Le mensonge judiciaire n’a pas sa place dans un Etat de droit
D’autres spéculent sur les motivations de la juge Ramazani à dénoncer les pressions dont elle dit avoir été victime. Quelques-uns évoquent des raisons financières en guise d’explication. Une justification peu plausible pour ce responsable d’une ONG de défense des droits de l’Homme en RDC. « Si cette magistrate avait été corrompue, elle l’aurait été par ceux qui possèdent l’argent, le pouvoir et qui peuvent assurer sa sécurité, autrement dit par le régime en place. En l’occurrence, c’est tout le contraire. Elle se met en situation d’insécurité physique et professionnelle et elle expose sa famille. En dénonçant de telles pressions, elle cherche à l’évidence à soulager sa conscience et à défendre des principes », fait-il observer.

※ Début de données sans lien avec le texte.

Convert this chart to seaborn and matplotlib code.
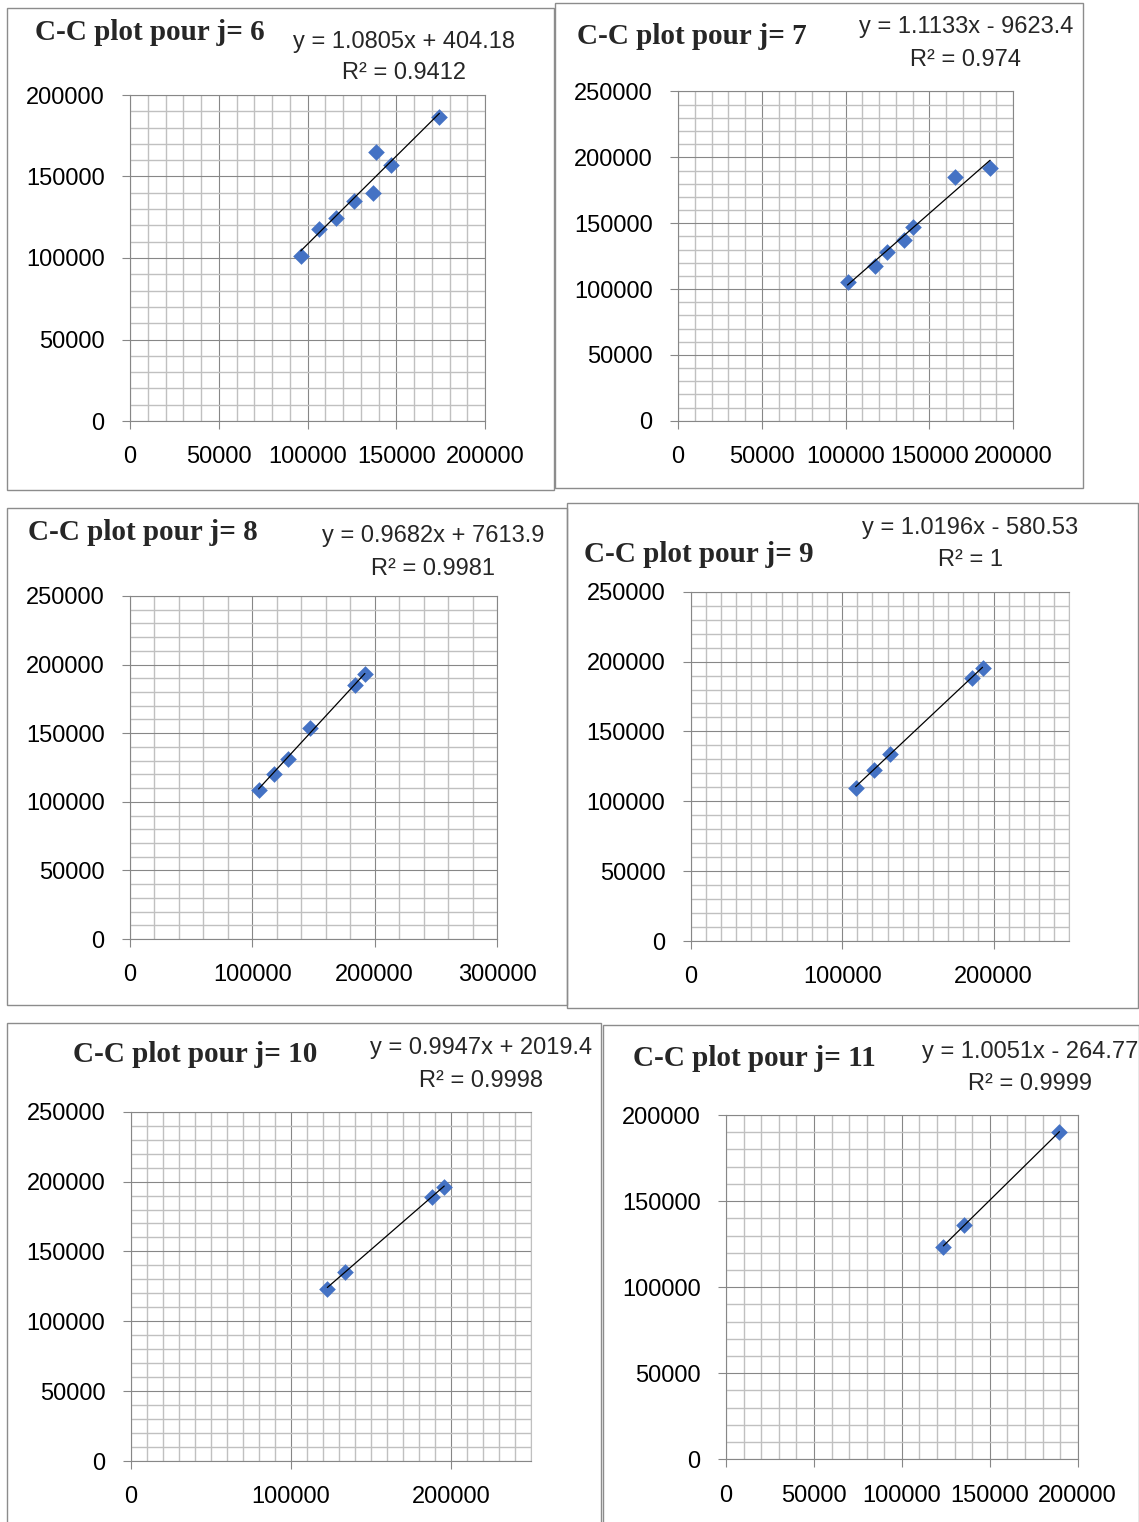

Des propos corroborés par ceux de cet avocat, spécialiste des libertés publiques. « Cette juge était parée de toutes les vertus hier par le Pouvoir lorsqu’il était question de faire condamner Moïse Katumbi. Aujourd’hui qu’elle dénonce les pressions qu’elle a subies, elle est vouée aux gémonies par ceux-là même qui l’ont portés aux nues. Où est donc la cohérence chez nos autorités ? », s’interroge-il. « Son geste est digne de respect car il s’agit de défendre des valeurs. Le mensonge judiciaire n’a pas sa place dans un Etat de droit. Cette juge mérite toute notre considération pour cet acte de bravoure car, ce faisant, elle lutte contre la corruption des agents publics, défend le principe d’insubordination du pouvoir judiciaire à l’égard de toutes pressions et pourfend l’instrumentalisation de la Justice », tranche-t-il.
Dans un communiqué de l’Institut de Recherche en droits humains de Lubumbashi rendu public aujourd’hui, Me Tshiswaka Masoka Hubert dénonce une « instrumentalisation de la Justice (qui) est extrêmement grave et lourde de conséquence » au Congo-Kinshasa. Un avis partagé par une majorité d’observateurs, tant à l’intérieur qu’à l’extérieur du pays.